Guided Exploration for Efficient Relational Model Learning
Annie Feng, Nishanth Kumar, Tomas Lozano-Perez, Leslie Pack-Kaelbling
TL;DR
This paper tackles the challenge of efficiently learning relational models in large-scale, long-horizon domains by extending goal-literal babbling (GLIB) with oracle-driven operator initialization and goal-guidance. It formalizes relational learning via environments $\langle \mathcal{S}, \mathcal{A}, H, T, \mathcal{P} \rangle$ and tasks $\langle I, \mathcal{O}, G \rangle$, and introduces Baking-Large to stress-test scalability.
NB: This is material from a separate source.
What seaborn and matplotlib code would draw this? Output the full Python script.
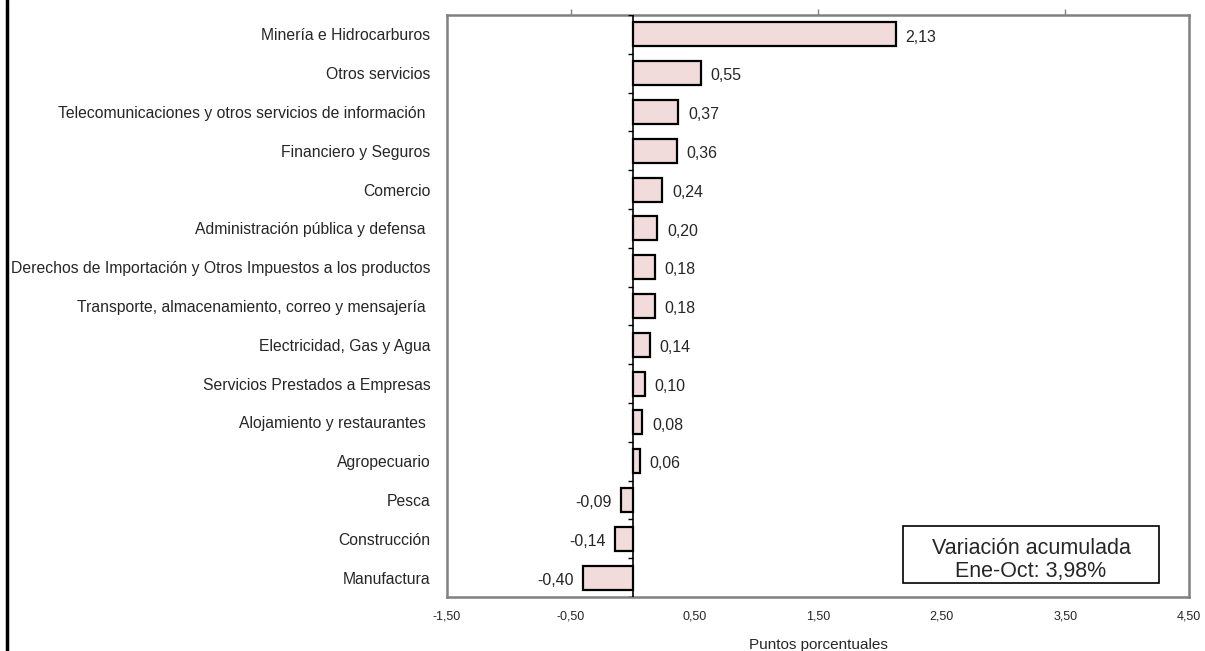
import numpy as np
import pandas as pd
import matplotlib
matplotlib.use("Agg")
from matplotlib import pyplot as plt
from matplotlib.patches import Rectangle
from matplotlib.lines import Line2D
import seaborn as sns

# data
sectores = [
    "Minería e Hidrocarburos",
    "Otros servicios",
    "Telecomunicaciones y otros servicios de información ",
    "Financiero y Seguros",
    "Comercio",
    "Administración pública y defensa ",
    "Derechos de Importación y Otros Impuestos a los productos",
    "Transporte, almacenamiento, correo y mensajería ",
    "Electricidad, Gas y Agua",
    "Servicios Prestados a Empresas",
    "Alojamiento y restaurantes ",
    "Agropecuario",
    "Pesca",
    "Construcción",
    "Manufactura",
]
puntos = [2.13, 0.55, 0.37, 0.36, 0.24, 0.20, 0.18, 0.18, 0.14, 0.10, 0.08, 0.06, -0.09, -0.14, -0.40]
x_ticks = [-1.5, -0.5, 0.5, 1.5, 2.5, 3.5, 4.5]
top_ticks = [-0.5, 1.5, 3.5]

df = pd.DataFrame({"sector": sectores, "pp": puntos})

sns.set_style("white")
plt.rcParams["font.family"] = ["Liberation Sans", "DejaVu Sans"]

fig = plt.figure(figsize=(12.05, 6.51), dpi=100)
ax = fig.add_axes([447 / 1205, 1 - 597 / 651, (1189 - 447) / 1205, (597 - 15) / 651])

sns.barplot(data=df, x="pp", y="sector", orient="h", color="#F2DCDB",
            edgecolor="black", linewidth=1.6, width=0.62, saturation=1, ax=ax)

ax.set_xlim(-1.5, 4.5)
ax.set_ylim(len(sectores) - 0.5, -0.5)

# frame
for sp in ax.spines.values():
    sp.set_visible(True)
    sp.set_color("#808080")
    sp.set_linewidth(1.8)

# zero line with category-boundary ticks
ax.axvline(0, color="black", linewidth=1.2, zorder=3)
bounds = np.arange(len(sectores) + 1) - 0.5
ax.hlines(bounds, -0.04, 0, color="black", linewidth=1.0, zorder=3)

# x ticks
ax.set_xticks(x_ticks)
ax.set_xticklabels([f"{v:.2f}".replace(".", ",") for v in x_ticks], fontsize=9)
ax.tick_params(axis="x", length=0, pad=10)
ax.set_xlabel("Puntos porcentuales", fontsize=11, labelpad=11)

top = ax.secondary_xaxis("top")
top.set_xticks(top_ticks)
top.set_xticklabels([])
top.tick_params(axis="x", length=4, width=1, color="#808080", direction="out")
top.spines["top"].set_visible(False)

# y labels
ax.set_ylabel("")
ax.tick_params(axis="y", length=0, pad=12, labelsize=11.3)

# value labels
for i, v in enumerate(puntos):
    txt = f"{v:.2f}".replace(".", ",")
    if v >= 0:
        ax.annotate(txt, (v, i), xytext=(7, -2), textcoords="offset points",
                    ha="left", va="center", fontsize=11.5)
    else:
        ax.annotate(txt, (v, i), xytext=(-7, -2), textcoords="offset points",
                    ha="right", va="center", fontsize=11.5)

# info box
ax.add_patch(Rectangle((0.6146, 0.024), 0.345, 0.098, transform=ax.transAxes,
                       facecolor="white", edgecolor="black", linewidth=1.2, zorder=4))
ax.text(0.787, 0.0636, "Variación acumulada\nEne-Oct: 3,98%", transform=ax.transAxes,
        ha="center", va="center", fontsize=15.5, linespacing=1.1, zorder=5)

# outer border on the left
fig.add_artist(Line2D([7 / 1205, 7 / 1205], [0, 1], color="black", linewidth=2.5))

fig.savefig("out.png", dpi=100)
The core contribution is a principled data-collection framework that uses oracle demonstrations to initialize a sufficient set of lifted operator effects and precondition-targeting guidance to maximize informative transitions, significantly improving sample efficiency and generalization over GLIB and a BFS-based oracle. The findings highlight the potential of combining demonstrations with targeted exploration to enable robust relational model learning in complex domains, with practical impact for planning-based agents operating in realistic environments. Future work points to leveraging large language models and human-robot teaching to approximate the oracle components in real-world settings, enabling scalable autonomous learning of relational planners.
Abstract
Efficient exploration is critical for learning relational models in large-scale environments with complex, long-horizon tasks. Random exploration methods often collect redundant or irrelevant data, limiting their ability to learn accurate relational models of the environment. Goal-literal babbling (GLIB) improves upon random exploration by setting and planning to novel goals, but its reliance on random actions and random novel goal selection limits its scalability to larger domains. In this work, we identify the principles underlying efficient exploration in relational domains: (1) operator initialization with demonstrations that cover the distinct lifted effects necessary for planning and (2) refining preconditions to collect maximally informative transitions by selecting informative goal-action pairs and executing plans to them. To demonstrate these principles, we introduce Baking-Large, a challenging domain with extensive state-action spaces and long-horizon tasks. We evaluate methods using oracle-driven demonstrations for operator initialization and precondition-targeting guidance to efficiently gather critical transitions. Experiments show that both the oracle demonstrations and precondition-targeting oracle guidance significantly improve sample efficiency and generalization, paving the way for future methods to use these principles to efficiently learn accurate relational models in complex domains.